Ik schreef mijn dag van 12 september maar het brengt me geen voet vooruit. Ik sta terug waar ik gisteren stond en waar ik straks zal staan, met altijd een blog te schrijven, eindeloos, a never ending story, zoals er boeken zijn die nooit eindigen, best niet eindigen. Boeken die pas beginnen als ze gelezen zijn, die uitzwermen in de geest, in de in de mogelijke ontwikkelingen die ze in hun laatste zinnen verbergen. Dit is het magische van een boek, van een roman, als lezer schrijft je er verder aan, de personages leven verder, zelfs als ze dood zijn. Voorbeelden genoeg van boeken die ik las.
‘For whom the bell tolls’ is er zo een: Roberto die de trekker overhaalt, de luitenant die sterven gaat, en Maria, zijn meer dan lief, die wenend meegevoerd wordt door Pilar. Hoe sterft Roberto en wat gebeurt er met haar en het kind dat ze draagt van hem? Geen enkel verhaal is af, zelfs als ze daarna ‘lang en gelukkig leven’ dan nog wil je weten hoe ze dit zullen zijn.
Ik stel me de vraag wat er bij jullie hangen blijft van de blogs die je dagelijks voorgeschoteld krijgt. Bijvoorbeeld, wat er overblijft van wat ik, op een bepaalde dag, in de mond heb gelegd van een vriend, beeldhouwer die de formule van Einstein, E = MC2, in een beeld had omgezet, namelijk dat de factor ‘C2’, de snelheid van het licht in het kwadraat, iets goddelijks over zich had; dat alleen een God aan zo iets zou kunnen denken - God het binnenste van het Universum zijnde - Ik heb het hergebruikt achteraf, maar wat ik toen in een opwelling heb gedacht is me bijgebleven.
Is het zo of is het niet zo, ik vond dat het de wereld mocht ingestuurd worden want het gebeurt niet zo dikwijls dat je iets origineels, weliswaar als uitdrukking, schrijven kunt. Er is al zoveel gezegd en geschreven in de wereld van het woord.
Ik heb er andere geschreven die spontaan opwelden in mij, die ik nergens anders gelezen had - wat heel logisch is want ik lees weinig nowadays - de twee: lezen en schrijven zijn niet gemakkelijk te verzoenen, vooral als je blijvend geconfronteerd wordt met een prioriteit die je niet uit het oog moogt verlezen.
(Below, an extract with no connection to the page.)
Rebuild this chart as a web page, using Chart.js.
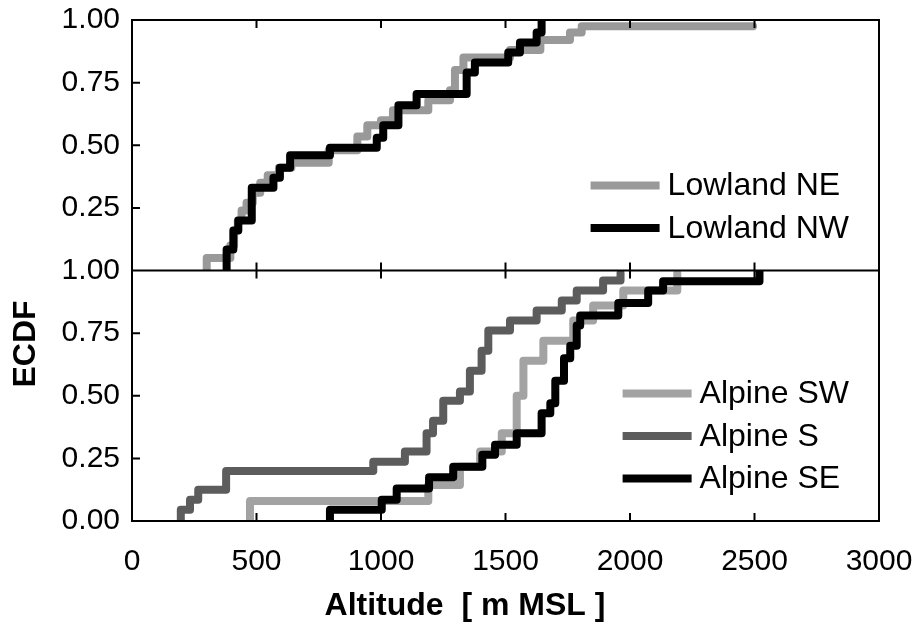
<!DOCTYPE html>
<html lang="en">

<head>
  <meta charset="UTF-8" />
  <title>ECDF of altitude</title>
  <script src="https://cdn.jsdelivr.net/npm/chart.js@4.4.1/dist/chart.umd.min.js"></script>
  <style>
    html, body { margin: 0; padding: 0; background: #fff; }
    #wrap { width: 912px; height: 626px; }
  </style>
</head>

<body>
  <div id="wrap">
    <canvas id="ecdf" width="912" height="626"></canvas>
  </div>

  <script>
    // step points: altitude (m MSL) and ECDF value after the step
    const neAlt = [300, 300, 395, 410, 425, 440, 460, 485, 515, 545, 590, 640, 790, 905, 945, 1000, 1048, 1190, 1277, 1297, 1331, 1518, 1640, 1759, 1806, 2494];
    const neVal = [0, 0.05, 0.10, 0.16, 0.20, 0.24, 0.27, 0.31, 0.35, 0.38, 0.41, 0.43, 0.48, 0.535, 0.58, 0.60, 0.64, 0.68, 0.72, 0.80, 0.85, 0.88, 0.92, 0.95, 0.975, 0.975];

    const nwAlt = [380, 380, 407, 427, 481, 568, 594, 635, 795, 983, 1009, 1070, 1143, 1344, 1377, 1511, 1558, 1625, 1645];
    const nwVal = [0, 0.084, 0.16, 0.20, 0.33, 0.37, 0.41, 0.46, 0.49, 0.53, 0.58, 0.66, 0.705, 0.79, 0.83, 0.87, 0.91, 0.95, 1.0];

    const swAlt = [474, 474, 1190, 1317, 1398, 1485, 1545, 1572, 1652, 1772, 1852, 1973, 2190];
    const swVal = [0, 0.08, 0.144, 0.217, 0.277, 0.35, 0.50, 0.64, 0.72, 0.80, 0.86, 0.92, 0.99];

    const sAlt = [196, 196, 233, 266, 378, 969, 1096, 1183, 1209, 1250, 1317, 1357, 1404, 1431, 1518, 1625, 1726, 1786, 1892, 1962];
    const sVal = [0, 0.045, 0.085, 0.125, 0.2, 0.237, 0.277, 0.35, 0.40, 0.48, 0.517, 0.6, 0.68, 0.76, 0.80, 0.84, 0.88, 0.92, 0.96, 0.99];

    const seAlt = [795, 795, 1003, 1063, 1193, 1290, 1407, 1458, 1545, 1645, 1680, 1700, 1735, 1760, 1786, 1800, 1953, 2073, 2133, 2520];
    const seVal = [0, 0.045, 0.085, 0.13, 0.175, 0.217, 0.264, 0.304, 0.35, 0.43, 0.47, 0.56, 0.65, 0.70, 0.78, 0.82, 0.87, 0.92, 0.957, 1.0];

    const yTicks = [0.25, 0.5, 0.75];
    const FONT = "'Liberation Sans', Arial, Helvetica, sans-serif";

    function pts(alt, val) {
      return alt.map((a, i) => ({ x: a, y: val[i] }));
    }

    function series(label, alt, val, color, axis, order) {
      return {
        label: label,
        data: pts(alt, val),
        yAxisID: axis,
        order: order,
        stepped: true,
        borderColor: color,
        backgroundColor: color,
        borderWidth: 8,
        borderCapStyle: 'round',
        borderJoinStyle: 'round',
        pointRadius: 0,
        fill: false
      };
    }

    // frame, inward ticks, per-panel legends and the axis titles
    const decor = {
      id: 'decor',
      afterDatasetsDraw(chart) {
        const { ctx, chartArea: a, scales } = chart;
        const x = scales.x;
        const mid = scales.yBottom.getPixelForValue(1);
        ctx.save();
        ctx.strokeStyle = '#000';
        ctx.lineWidth = 2;
        ctx.strokeRect(a.left, a.top, a.right - a.left, a.bottom - a.top);
        ctx.beginPath();
        ctx.moveTo(a.left, mid);
        ctx.lineTo(a.right, mid);
        x.ticks.forEach(t => {
          if (t.value <= x.min || t.value >= x.max) return;
          const px = x.getPixelForValue(t.value);
          ctx.moveTo(px, a.top); ctx.lineTo(px, a.top + 8);
          ctx.moveTo(px, mid - 8); ctx.lineTo(px, mid + 8);
          ctx.moveTo(px, a.bottom - 8); ctx.lineTo(px, a.bottom);
        });
        ['yTop', 'yBottom'].forEach(id => {
          yTicks.forEach(v => {
            const py = scales[id].getPixelForValue(v);
            ctx.moveTo(a.left, py); ctx.lineTo(a.left + 8, py);
          });
        });
        ctx.stroke();

        // legends, one for each panel
        ctx.font = '32px ' + FONT;
        ctx.textBaseline = 'middle';
        ctx.textAlign = 'left';
        ['yTop', 'yBottom'].forEach(id => {
          const sets = chart.data.datasets.filter(d => d.yAxisID === id);
          const w = Math.max(...sets.map(d => ctx.measureText(d.label).width));
          const tx = a.right - 30 - w;
          const bottom = scales[id].bottom;
          sets.forEach((d, i) => {
            const y = bottom - 42.5 * (sets.length - i);
            ctx.strokeStyle = d.borderColor;
            ctx.lineWidth = 8;
            ctx.lineCap = 'butt';
            ctx.beginPath();
            ctx.moveTo(tx - 77, y);
            ctx.lineTo(tx - 8, y);
            ctx.stroke();
            ctx.fillStyle = '#000';
            ctx.fillText(d.label, tx, y + 1);
          });
        });

        // x title sits left of the plot centre in the original
        ctx.font = 'bold 32px ' + FONT;
        ctx.textAlign = 'center';
        ctx.fillStyle = '#000';
        ctx.fillText('Altitude  [ m MSL ]', 465, 606);

        ctx.translate(26, 344);
        ctx.rotate(-Math.PI / 2);
        ctx.fillText('ECDF', 0, 0);
        ctx.restore();
      }
    };

    const tickFont = { family: FONT, size: 30 };

    new Chart(document.getElementById('ecdf'), {
      type: 'line',
      data: {
        datasets: [
          series('Lowland NE', neAlt, neVal, '#999999', 'yTop', 1),
          series('Lowland NW', nwAlt, nwVal, '#000000', 'yTop', 0),
          series('Alpine SW', swAlt, swVal, '#a3a3a3', 'yBottom', 2),
          series('Alpine S', sAlt, sVal, '#5c5c5c', 'yBottom', 1),
          series('Alpine SE', seAlt, seVal, '#000000', 'yBottom', 0)
        ]
      },
      options: {
        responsive: false,
        animation: false,
        layout: { padding: { left: 0, right: 33, top: 20, bottom: 0 } },
        plugins: { legend: { display: false }, tooltip: { enabled: false } },
        scales: {
          x: {
            type: 'linear',
            min: 0,
            max: 3000,
            ticks: {
              stepSize: 500, font: tickFont, color: '#000', padding: 15, maxRotation: 0, autoSkip: false,
              callback: v => String(v)
            },
            grid: { display: false },
            border: { display: false },
            afterFit: s => { s.height = 105; s.paddingLeft = 0; s.paddingRight = 0; }
          },
          yTop: {
            type: 'linear',
            position: 'left',
            stack: 'ecdf',
            stackWeight: 1,
            weight: 2,
            min: 0,
            max: 1,
            ticks: {
              stepSize: 0.25, autoSkip: false, font: tickFont, color: '#000', padding: 12,
              callback: v => (v === 0 ? '' : v.toFixed(2))
            },
            grid: { display: false, drawTicks: false },
            border: { display: false },
            afterFit: s => { s.width = 132; s.paddingTop = 0; s.paddingBottom = 0; }
          },
          yBottom: {
            type: 'linear',
            position: 'left',
            stack: 'ecdf',
            stackWeight: 1,
            weight: 1,
            min: 0,
            max: 1,
            ticks: {
              stepSize: 0.25, autoSkip: false, font: tickFont, color: '#000', padding: 12,
              callback: v => v.toFixed(2)
            },
            grid: { display: false, drawTicks: false },
            border: { display: false },
            afterFit: s => { s.width = 132; s.paddingTop = 0; s.paddingBottom = 0; }
          }
        }
      },
      plugins: [decor]
    });
  </script>
</body>

</html>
Ik word dan meer geraakt als ik hoor van een vriend dat ze rondtoeren in Zuid Frankrijk, in de streek van Maussane-les-Alpilles. De streek waar we ettelijke malen samen waren, samen ‘le moulin de Daudet’ bezochten, la Chapelle de l’Ange Gabrie, de wondere, bijna witte Abdij van Montmajour. Ik weet hoe gelukkig we er waren, en ik voel me gelukkig voor hen: Paul en Yo en Anita, grote mensen op alle gebied en grote vrienden. Je bent er met hen, je loopt er met hen in de straten van Les Beaux de Provence, in de straten van St.Rémy, de stad van Van Gogh. Je bent met hen in Avignon, je bezoekt er le Palais des Papes. Het is, erover schrijvend, dat je er aanwezig bent met hen.
Dit ook is van een soort boek van er samen te zijn. Het boek dat we samen lazen en beleefden. Er is een onverbreekbare band die maakt dat we er zijn samen met hen, en vermelden ze het niet, ik weet dat we in hun gedachten zijn als ze bepaald plaatsen bezoeken.
Zo: gisteren was ik op l’arrête du Zinalrothorn, vandaag in ben ik in Maussane -les-Alpilles. I’am travelling a lot these days.